While he did not to comment on the deal, observers said that an alliance will need an investment of Rs 50 crore. A buyout of a 10-tonne mine will cost Rs 150 crore, while a 30-year lease will need Rs 15 crore annually.
 
The company has reserves of Rs 125 crore but is still mulling bringing in more equity as it seeks to cap the debt component. In 1995, it raised Rs 10 crore from a 20 lakh share issue, representing 25 per cent of its equity.
 
As a result of the integration, the company's margins will improve to 4 per cent from 1 per cent now. In fact, the control over gold sourcing alone is expected to increase margins by 2 per cent.
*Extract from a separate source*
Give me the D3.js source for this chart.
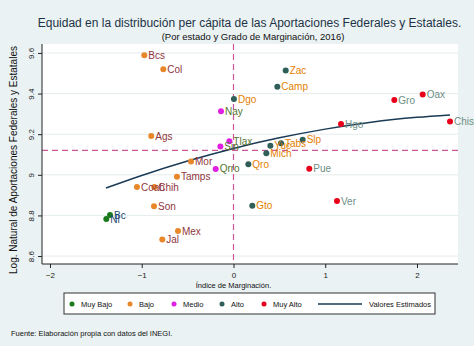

Currently, the company sources from mines in Australia and South Africa.
 
Mehta added that the company will either enter an alliance with a supplier or lease mines. Parleys are on to ink a deal where Rajesh Exports will hold a stake in the mine, while the supplier will use Rajesh Exports' capacity. "We are awaiting RBI clarification on gold imports," he said.